A transparent design instructions for the development team in the process, these steps are quite important. It will make the result a better collaboration with teams and saving time.
The engineering team had instrumented lot of areas in the application to measure the business KPIs with which I was able to measure some of the UX design KPIs.
One of the main observations, we as a team made was that the TSR (Task Success Rate) were very high (almost 80%) when compared to our previous version of the application. The task success rate measures the number of tasks completed successfully over the total number of attempts.
Another KPI that we measured was the Time-on-task which calculates the time it takes the user to finish the task for providing the information, then the time at which it gets assigned to an insurance agent. We have seen that the common time to finish the task reduced from 30 mins to 5 mins compared to the previous application and the time to assign the leaf to the agent reduced from 2 mins to 500ms.
Navigation elements tracked the way the user was navigating within the application and we found that there is a requirement for having a progress bar for the overall navigation of the web application.
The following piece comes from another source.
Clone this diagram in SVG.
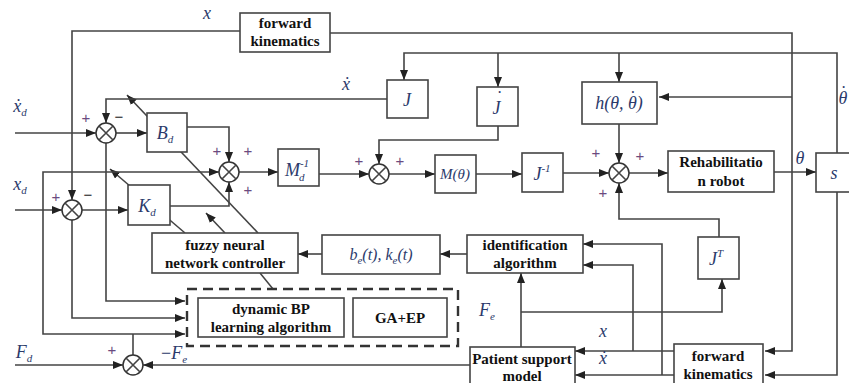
<svg xmlns="http://www.w3.org/2000/svg" width="849" height="383" viewBox="0 0 849 383">
  <defs>
    <marker id="arr" markerWidth="10" markerHeight="8" refX="10" refY="4" orient="auto" markerUnits="userSpaceOnUse">
      <path d="M0,0 L10,4 L0,8 z" fill="#222"/>
    </marker>
    <style>
      .ln { fill: none; stroke: #444; stroke-width: 1.6; }
      .ar { fill: none; stroke: #444; stroke-width: 1.6; marker-end: url(#arr); }
      .box { fill: #fff; stroke: #444; stroke-width: 1.6; }
      .sum { fill: #fff; stroke: #333; stroke-width: 1.5; }
      .lbl { font-family: "Liberation Serif", serif; font-weight: bold; font-size: 15px; fill: #111; text-anchor: middle; }
      .m { font-family: "Liberation Serif", serif; font-style: italic; font-size: 18px; fill: #2b3a6b; text-anchor: middle; }
      .ms { font-size: 11px; }
      .pl { font-family: "Liberation Sans", sans-serif; font-size: 15px; fill: #6b4a80; text-anchor: middle; }
      .mi { font-family: "Liberation Sans", sans-serif; font-size: 15px; fill: #222; text-anchor: middle; }
      .dash { fill: none; stroke: #333; stroke-width: 2.4; stroke-dasharray: 10 6; }
    </style>
  </defs>
  <rect width="849" height="383" fill="#fff"/>

  <!-- connectors -->
  <g id="connectors">
    <!-- parameter tuning arrows from the fuzzy controller -->
    <path class="ar" d="M258,233 L127,95"/>
    <path class="ar" d="M185,233 L110,169"/>
    <path class="ar" d="M225,233 L206,213"/>
    <path class="ln" d="M260,273 L273,289"/>

    <!-- position feedback from upper forward kinematics -->
    <path class="ar" d="M240,31 H72 V200"/>
    <path class="ar" d="M72,220 V318 H185"/>
    <path class="ln" d="M330,33 H792 V172"/>
    <path class="ar" d="M792,172 V351 H765"/>
    <path class="ar" d="M792,97 H659"/>

    <!-- theta to differentiator -->
    <path class="ar" d="M774,172 H816"/>
    <path class="ar" d="M837,153 V53 H404 V80"/>
    <path class="ar" d="M498,53 V87"/>
    <path class="ar" d="M619,53 V82"/>
    <path class="ar" d="M837,192 V375 H765"/>

    <!-- velocity loop -->
    <path class="ar" d="M387,99 H106 V123"/>
    <path class="ar" d="M15,133 H96"/>
    <path class="ar" d="M116,133 H147"/>
    <path class="ar" d="M106,143 V301 H185"/>
    <path class="ar" d="M187,127 H229 V162"/>

    <!-- force error path -->
    <path class="ln" d="M133,355 V334"/>
    <path class="ar" d="M133,334 H43 V172 H219"/>
    <path class="ar" d="M133,334 H185"/>

    <!-- position loop -->
    <path class="ar" d="M170,206 H229 V182"/>
    <path class="ar" d="M15,210 H62"/>
    <path class="ar" d="M82,210 H128"/>

    <!-- forward chain -->
    <path class="ar" d="M239,172 H278"/>
    <path class="ar" d="M319,174 H369"/>
    <path class="ar" d="M498,126 V140 H379 V164"/>
    <path class="ar" d="M389,174 H435"/>
    <path class="ar" d="M476,174 H522"/>
    <path class="ar" d="M563,173 H609"/>
    <path class="ar" d="M619,124 V163"/>
    <path class="ar" d="M629,173 H668"/>
    <path class="ar" d="M719,237 V219 H619 V183"/>

    <!-- identification -->
    <path class="ar" d="M521,347 V273"/>
    <path class="ar" d="M521,312 H722 V279"/>
    <path class="ar" d="M674,351 H575"/>
    <path class="ar" d="M633,351 V265 H583"/>
    <path class="ar" d="M674,375 H575"/>
    <path class="ar" d="M662,375 V244 H583"/>
    <path class="ar" d="M467,254 H440"/>
    <path class="ar" d="M322,254 H298"/>

    <!-- force inputs -->
    <path class="ar" d="M470,365 H143"/>
    <path class="ar" d="M15,365 H123"/>
  </g>

  <!-- nodes -->
  <g id="fk-top">
    <rect class="box" x="240" y="13" width="90" height="39"/>
    <text class="lbl" x="285" y="28">forward</text>
    <text class="lbl" x="285" y="46">kinematics</text>
  </g>

  <g id="sum-vel">
    <circle class="sum" cx="106" cy="133" r="10"/>
    <path class="ln" d="M99,126 L113,140 M113,126 L99,140"/>
  </g>
  <g id="sum-pos">
    <circle class="sum" cx="72" cy="210" r="10"/>
    <path class="ln" d="M65,203 L79,217 M79,203 L65,217"/>
  </g>
  <g id="sum-mid">
    <circle class="sum" cx="229" cy="172" r="10"/>
    <path class="ln" d="M222,165 L236,179 M236,165 L222,179"/>
  </g>
  <g id="sum-acc">
    <circle class="sum" cx="379" cy="174" r="10"/>
    <path class="ln" d="M372,167 L386,181 M386,167 L372,181"/>
  </g>
  <g id="sum-torque">
    <circle class="sum" cx="619" cy="173" r="10"/>
    <path class="ln" d="M612,166 L626,180 M626,166 L612,180"/>
  </g>
  <g id="sum-force">
    <circle class="sum" cx="133" cy="365" r="10"/>
    <path class="ln" d="M126,358 L140,372 M140,358 L126,372"/>
  </g>

  <g id="bd">
    <rect class="box" x="147" y="113" width="40" height="39"/>
    <text class="m" x="165" y="139">B<tspan class="ms" dy="4">d</tspan></text>
  </g>
  <g id="kd">
    <rect class="box" x="128" y="185" width="42" height="40"/>
    <text class="m" x="147" y="212">K<tspan class="ms" dy="4">d</tspan></text>
  </g>
  <g id="md-inv">
    <rect class="box" x="278" y="149" width="41" height="37"/>
    <text class="m" x="297" y="176">M<tspan class="ms" dy="-9">-1</tspan><tspan class="ms" dx="-10" dy="14">d</tspan></text>
  </g>
  <g id="j">
    <rect class="box" x="387" y="80" width="41" height="38"/>
    <text class="m" x="407" y="106">J</text>
  </g>
  <g id="jdot">
    <rect class="box" x="477" y="87" width="41" height="39"/>
    <text class="m" x="497" y="114">J<tspan dx="-5" dy="-10">˙</tspan></text>
  </g>
  <g id="m-theta">
    <rect class="box" x="435" y="155" width="41" height="38"/>
    <text class="m" x="455" y="179" style="font-size:15px">M(θ)</text>
  </g>
  <g id="j-inv">
    <rect class="box" x="522" y="153" width="41" height="39"/>
    <text class="m" x="542" y="180">J<tspan class="ms" dy="-8">-1</tspan></text>
  </g>
  <g id="h">
    <rect class="box" x="582" y="82" width="75" height="42"/>
    <text class="m" x="619" y="109">h(θ, θ<tspan dx="-8" dy="-5">˙</tspan><tspan dx="2" dy="5">)</tspan></text>
  </g>
  <g id="robot">
    <rect class="box" x="668" y="151" width="106" height="41"/>
    <text class="lbl" x="721" y="167">Rehabilitatio</text>
    <text class="lbl" x="721" y="186">n robot</text>
  </g>
  <g id="s">
    <rect class="box" x="816" y="153" width="35" height="39"/>
    <text class="m" x="834" y="179">s</text>
  </g>
  <g id="jt">
    <rect class="box" x="698" y="237" width="41" height="42"/>
    <text class="m" x="716" y="265">J<tspan class="ms" dy="-8">T</tspan></text>
  </g>
  <g id="identification">
    <rect class="box" x="467" y="235" width="116" height="38"/>
    <text class="lbl" x="525" y="250">identification</text>
    <text class="lbl" x="525" y="268">algorithm</text>
  </g>
  <g id="be-ke">
    <rect class="box" x="322" y="235" width="118" height="39"/>
    <text class="m" x="381" y="260" style="font-size:16px">b<tspan class="ms" dy="4">e</tspan><tspan dy="-4">(t), k</tspan><tspan class="ms" dy="4">e</tspan><tspan dy="-4">(t)</tspan></text>
  </g>
  <g id="fuzzy">
    <rect class="box" x="152" y="233" width="146" height="40"/>
    <text class="lbl" x="225" y="250">fuzzy neural</text>
    <text class="lbl" x="225" y="268">network controller</text>
  </g>
  <g id="learning">
    <rect class="dash" x="187" y="289" width="271" height="57"/>
    <rect class="box" x="198" y="298" width="146" height="39"/>
    <text class="lbl" x="271" y="314">dynamic BP</text>
    <text class="lbl" x="271" y="332">learning algorithm</text>
    <rect class="box" x="353" y="298" width="94" height="39"/>
    <text class="lbl" x="400" y="323">GA+EP</text>
  </g>
  <g id="patient">
    <rect class="box" x="470" y="347" width="105" height="40"/>
    <text class="lbl" x="522" y="364">Patient support</text>
    <text class="lbl" x="522" y="381">model</text>
  </g>
  <g id="fk-bottom">
    <rect class="box" x="674" y="344" width="89" height="42"/>
    <text class="lbl" x="718" y="361">forward</text>
    <text class="lbl" x="718" y="379">kinematics</text>
  </g>

  <!-- signal labels -->
  <g id="labels">
    <text class="m" x="207" y="19">x</text>
    <text class="m" x="346" y="90">ẋ</text>
    <text class="m" x="20" y="112">ẋ<tspan class="ms" dy="4">d</tspan></text>
    <text class="m" x="20" y="190">x<tspan class="ms" dy="4">d</tspan></text>
    <text class="m" x="800" y="164">θ</text>
    <text class="m" x="843" y="104">θ<tspan dx="-8" dy="-5">˙</tspan></text>
    <text class="m" x="487" y="316">F<tspan class="ms" dy="4">e</tspan></text>
    <text class="m" x="603" y="337">x</text>
    <text class="m" x="603" y="364">ẋ</text>
    <text class="m" x="24" y="358">F<tspan class="ms" dy="4">d</tspan></text>
    <text class="m" x="174" y="359"><tspan style="font-style:normal">−</tspan>F<tspan class="ms" dy="4">e</tspan></text>

    <text class="pl" x="86" y="123">+</text>
    <text class="mi" x="119" y="122">−</text>
    <text class="pl" x="56" y="202">+</text>
    <text class="mi" x="88" y="200">−</text>
    <text class="pl" x="217" y="156">+</text>
    <text class="pl" x="248" y="156">+</text>
    <text class="pl" x="248" y="195">+</text>
    <text class="pl" x="359" y="166">+</text>
    <text class="pl" x="400" y="166">+</text>
    <text class="pl" x="596" y="158">+</text>
    <text class="pl" x="640" y="161">+</text>
    <text class="pl" x="603" y="198">+</text>
    <text class="pl" x="112" y="355">+</text>
  </g>
</svg>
It was decided that this will be implemented in the next version of the application.
As mentioned in the project summary, the main reason for the uplifting of this application was to reduce the user error rate while collecting the information and when assigning the leaf to the subscriber. The user error rate (UER) is the number of times a user makes a wrong entry. The higher the UER score, the higher the number of usability problems. We reduced the UER by having client validations which reduced the unforeseen errors.
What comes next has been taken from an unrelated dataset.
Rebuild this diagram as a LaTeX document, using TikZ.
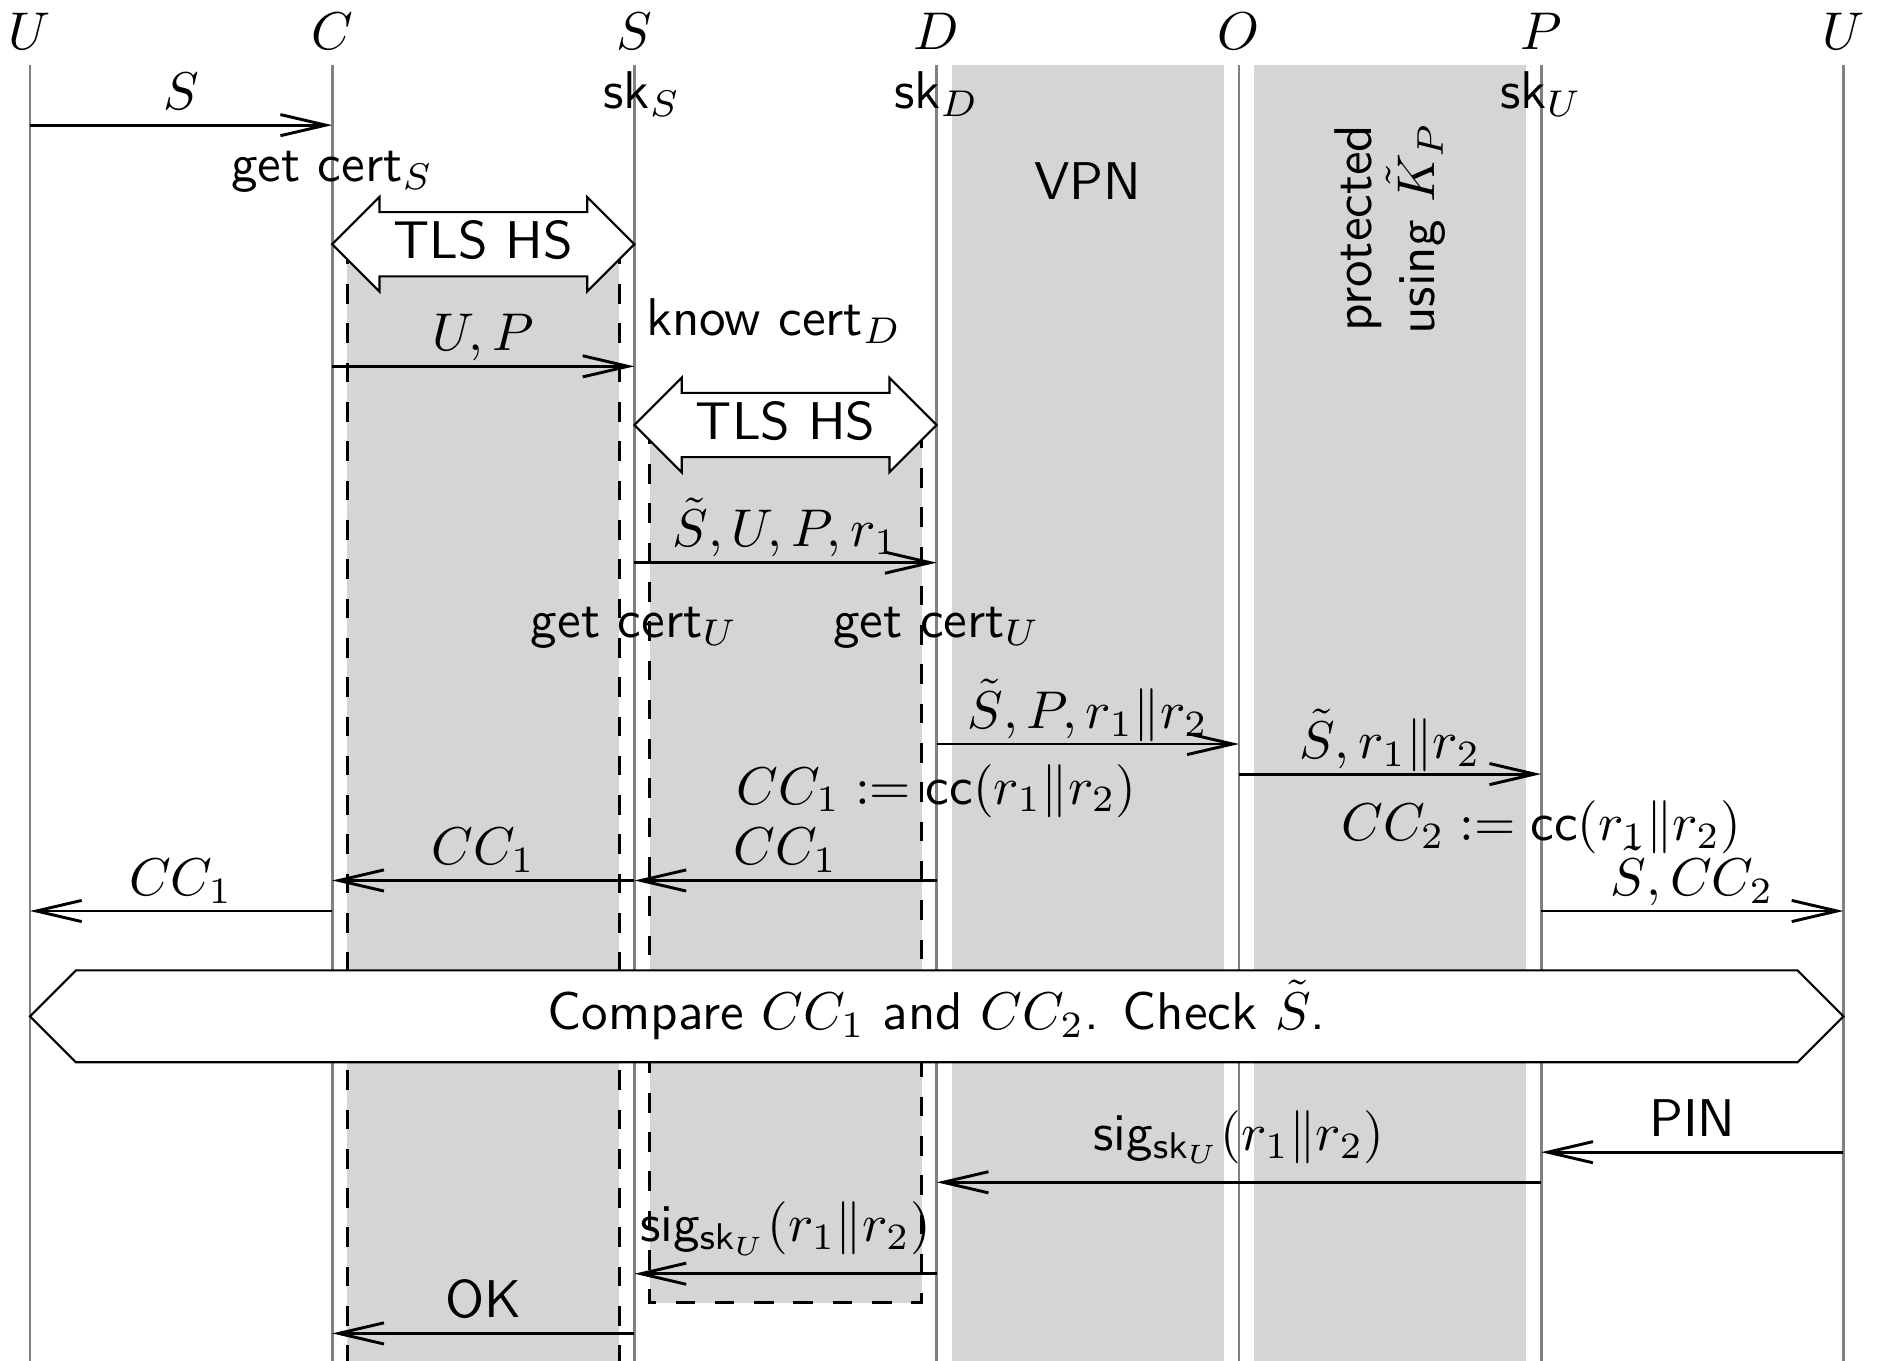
\documentclass[tikz,border=0pt]{standalone}
\usepackage{amsmath}
\usetikzlibrary{arrows.meta,shapes.arrows}
\definecolor{bandgray}{RGB}{213,213,213}
\tikzset{
  lifeline/.style={black!50, line width=0.5pt},
  msgarrow/.style={line width=0.55pt, -{Straight Barb[length=3mm,width=1.4mm]}},
  msglabel/.style={above, text depth=0pt, inner sep=2.7pt},
  tunnel/.style={dash pattern=on 3.7pt off 3.7pt, line width=0.5pt},
  handshake/.style={double arrow, draw, fill=white, minimum height=2cm,
    double arrow head extend=0.1cm, text height=6.9pt, text depth=1.6pt,
    inner ysep=1.6pt, inner xsep=0pt},
}

\begin{document}
\begin{tikzpicture}[font=\sffamily]
\useasboundingbox (-0.198,-9.005) rectangle (12.222,0);
% VPN and protected channel
\fill[bandgray] (6.1,-0.43) rectangle (7.9,-9.005);
\fill[bandgray] (8.1,-0.43) rectangle (9.9,-9.005);
% TLS tunnels
\fill[bandgray] (2.1,-1.62) rectangle (3.9,-9.005);
\fill[bandgray] (4.1,-2.81) rectangle (5.9,-8.62);
% parties and lifelines
\foreach \n/\x/\lab in {uL/0/U, C/2/C, S/4/S, D/6/D, O/8/O, P/10/P, uR/12/U} {
  \node[anchor=base] (\n) at (\x,-0.325) {$\lab$};
  \draw[lifeline] (\n |- 0,-0.43) -- (\n |- 0,-9.005);
}
\foreach \n/\dx/\lab in {S/0.05/S, D/0/D, P/0/U}
  \node[anchor=base, xshift=\dx cm] (sk\n) at (\n |- 0,-0.715) {sk$_\lab$};
\draw[tunnel] (2.1,-1.62) -- (2.1,-9.005) (3.9,-1.62) -- (3.9,-9.005);
\draw[tunnel] (4.1,-2.81) -- (4.1,-8.62) -- (5.9,-8.62) -- (5.9,-2.81);
% messages
\foreach \a/\b/\y/\lab in {uL/C/-0.828/{$S$}, C/S/-2.424/{$U,P$},
    S/D/-3.723/{$\tilde S,U,P,r_1$}, D/O/-4.923/{$\tilde S,P,r_1\|r_2$},
    O/P/-5.122/{$\tilde S,r_1\|r_2$}, D/S/-5.826/{$CC_1$}, S/C/-5.826/{$CC_1$},
    C/uL/-6.028/{$CC_1$}, P/uR/-6.028/{$\tilde S,CC_2$}, uR/P/-7.624/{PIN},
    S/C/-8.823/{OK}}
  \draw[msgarrow] (\a |- 0,\y) -- node[msglabel] {\lab} (\b |- 0,\y);
\foreach \a/\b/\y in {P/D/-7.823, D/S/-8.428}
  \draw[msgarrow] (\a |- 0,\y) -- node[msglabel, yshift=3pt] {sig$_{\mathsf{sk}_U}(r_1\|r_2)$} (\b |- 0,\y);
% handshakes
\node[handshake] (hs1) at (3,-1.616) {TLS HS};
\node[handshake] (hs2) at (5,-2.812) {TLS HS};
\node[double arrow, draw, fill=white, double arrow head extend=0pt,
  minimum height=12cm, text height=7.9pt, text depth=3pt, inner ysep=3pt]
  (cmp) at (6,-6.725) {Compare $CC_1$ and $CC_2$. Check $\tilde S$.};
% notes
\node[anchor=base] (getS) at (2,-1.204) {get cert$_S$};
\node[anchor=base west, inner sep=0pt] (knowD) at (4.07,-2.218) {know cert$_D$};
\node[anchor=base] (getUS) at (4,-4.22) {get cert$_U$};
\node[anchor=base] (getUD) at (6,-4.22) {get cert$_U$};
\node[anchor=base] (ccD) at (6,-5.32) {$CC_1 := \mathsf{cc}(r_1\|r_2)$};
\node[anchor=base] (ccP) at (10,-5.56) {$CC_2 := \mathsf{cc}(r_1\|r_2)$};
\node[anchor=base] (vpn) at (7,-1.323) {VPN};
\node[rotate=90, align=center] (prot) at (9.0,-1.51) {protected\\using $\tilde K_P$};
\end{tikzpicture}
\end{document}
The attitudinal UX KPIs that we have measured are System Usability Scale (SUS), Net Promoter Score (NPS) and the Customer satisfaction (CSAT). The SUS score came to about 79%. NPS illustrates customer satisfaction and loyalty and is calculated by (Number of promoters-number of detractor)/ (Number of respondents) * 100 and it came to be about 30%. We have measured the CSAT score which is measured by the (Number of satisfied customers) / Number of respondents X 100 and it came to about 54%.